European Disability Forum and National Confederation of Persons with Disabilities, Greece

Our recommendations

  • All EU policies, programs and funding on migration and asylum; including the policies taken regarding COVID 19 should be disability inclusive, and pay particular attention to the needs and rights of refugee women and children with disabilities;
  • Put in place processes to identify all refugees and asylum seekers with disabilities or chronic health conditions and prioritise their access to healthcare services, essential goods (such as water and food) and accessible housing and services;
  • Guarantee better living conditions in care homes where half of coronavirus deaths happen;
  • Ensure that a healthcare plan is in place to protect refugees and migrants with disabilities from exposure to the COVID-19 including prevention, early testing and treatment.

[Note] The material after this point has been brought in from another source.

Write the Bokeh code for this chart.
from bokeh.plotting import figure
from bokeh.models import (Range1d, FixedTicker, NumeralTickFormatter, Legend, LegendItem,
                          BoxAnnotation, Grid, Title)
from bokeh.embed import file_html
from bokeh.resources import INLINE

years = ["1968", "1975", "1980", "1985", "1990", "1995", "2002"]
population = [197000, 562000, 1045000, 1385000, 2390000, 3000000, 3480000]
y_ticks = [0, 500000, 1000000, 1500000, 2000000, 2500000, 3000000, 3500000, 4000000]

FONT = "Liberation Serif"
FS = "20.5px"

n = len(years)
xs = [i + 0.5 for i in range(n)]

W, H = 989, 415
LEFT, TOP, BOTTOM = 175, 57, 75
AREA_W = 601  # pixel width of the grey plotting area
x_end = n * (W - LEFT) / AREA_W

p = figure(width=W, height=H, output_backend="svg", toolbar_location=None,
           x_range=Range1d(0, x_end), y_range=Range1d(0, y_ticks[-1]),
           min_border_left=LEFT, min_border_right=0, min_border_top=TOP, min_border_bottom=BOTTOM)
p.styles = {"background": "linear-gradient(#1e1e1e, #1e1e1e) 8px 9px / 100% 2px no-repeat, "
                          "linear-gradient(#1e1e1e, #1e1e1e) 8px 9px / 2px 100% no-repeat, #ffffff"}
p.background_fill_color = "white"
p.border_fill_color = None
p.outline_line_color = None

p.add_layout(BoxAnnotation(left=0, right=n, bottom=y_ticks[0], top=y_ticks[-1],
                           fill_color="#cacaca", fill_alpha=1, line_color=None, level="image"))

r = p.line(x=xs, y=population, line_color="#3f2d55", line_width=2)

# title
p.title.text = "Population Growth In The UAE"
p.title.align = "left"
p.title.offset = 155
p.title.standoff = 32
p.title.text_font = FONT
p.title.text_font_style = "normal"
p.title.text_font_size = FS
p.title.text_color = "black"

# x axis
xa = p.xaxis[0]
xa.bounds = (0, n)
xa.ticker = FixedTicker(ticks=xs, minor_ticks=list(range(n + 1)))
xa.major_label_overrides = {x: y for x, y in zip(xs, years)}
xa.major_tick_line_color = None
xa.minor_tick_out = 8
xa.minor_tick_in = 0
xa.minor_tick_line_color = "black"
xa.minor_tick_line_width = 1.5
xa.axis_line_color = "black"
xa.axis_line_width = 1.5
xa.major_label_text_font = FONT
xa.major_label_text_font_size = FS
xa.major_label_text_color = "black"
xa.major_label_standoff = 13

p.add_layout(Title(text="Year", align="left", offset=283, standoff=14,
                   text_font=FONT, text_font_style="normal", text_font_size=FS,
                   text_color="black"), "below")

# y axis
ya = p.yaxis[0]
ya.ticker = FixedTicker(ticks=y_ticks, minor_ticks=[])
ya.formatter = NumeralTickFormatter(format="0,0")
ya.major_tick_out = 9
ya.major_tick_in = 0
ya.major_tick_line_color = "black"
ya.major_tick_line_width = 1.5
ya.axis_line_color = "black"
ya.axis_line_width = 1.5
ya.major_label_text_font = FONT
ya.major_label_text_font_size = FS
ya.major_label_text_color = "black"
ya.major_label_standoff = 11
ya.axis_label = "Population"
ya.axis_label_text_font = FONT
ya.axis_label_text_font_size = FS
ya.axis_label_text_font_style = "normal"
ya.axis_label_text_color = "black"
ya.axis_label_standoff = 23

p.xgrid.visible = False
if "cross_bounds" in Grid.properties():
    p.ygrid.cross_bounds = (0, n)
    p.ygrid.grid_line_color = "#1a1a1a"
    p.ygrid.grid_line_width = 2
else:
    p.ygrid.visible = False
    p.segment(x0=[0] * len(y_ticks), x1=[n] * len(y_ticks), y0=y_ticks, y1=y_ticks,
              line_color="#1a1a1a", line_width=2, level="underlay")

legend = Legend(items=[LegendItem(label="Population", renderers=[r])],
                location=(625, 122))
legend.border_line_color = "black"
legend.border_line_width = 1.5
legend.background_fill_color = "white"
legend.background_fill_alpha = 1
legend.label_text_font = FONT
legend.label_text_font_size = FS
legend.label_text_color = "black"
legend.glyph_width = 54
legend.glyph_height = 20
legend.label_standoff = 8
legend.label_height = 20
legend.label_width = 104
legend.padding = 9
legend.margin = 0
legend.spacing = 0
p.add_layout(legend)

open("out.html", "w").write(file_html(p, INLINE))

  • Grant access to the national healthcare systems to all refugees and asylum seekers, including easy and fast pre-registration process to apply for asylum or refugee status/All refugees and asylum seekers, including those with disabilities should be transferred from overcrowded refugee camps, reception centers and other “processing facilities” and be provided with housing and access to services in the communities. Special attention should be paid to accessibility of these housing and services;
  • Humanitarian assistance, education, livelihoods and health care services should be accessible and inclusive of all refugees with disabilities. Refugee women and girls with disabilities should have access to healthcare services without discrimination, including sexual and reproductive health services, including prenatal and postnatal healthcare for women;
  • Refugees with disabilities should be reunited with their families where possible;
  • Refugees with disabilities should not be discriminated in access to life-saving treatment to COVID-19. We have specific information that guidelines in Italy, Spain and some regional guidelines in France specifically de-prioritise persons with disabilities;
  • Ensure accessibility of all public health information and healthcare provision that is distributed to refugees and asylum-seekers: this include alternative formats for persons with disabilities and information in the native language of refugees;
  • Guarantee access to protective personal equipment to refugees with disabilities and persons that support them. Often social distancing is not possible for persons with disabilities. We hear alarming information about lack of protective equipment which is creating focus of infections and staff shortages in the social care sector;
  • Any form of forced or coercive treatment, indeed any treatment without fully informed consent of the person receiving the treatment is a human rights violation, as enshrined in the CRPD. In the light of COVID 19 it is imperative that persons with disabilities have their right to informed consent to treatment protected. Forced seclusion, forced restraint and forced medication shall not be used or escalated during this crisis;
  • Involve persons with disabilities through their representatives organisations, in all issues that concern refugees and asylum seekers with disabilities.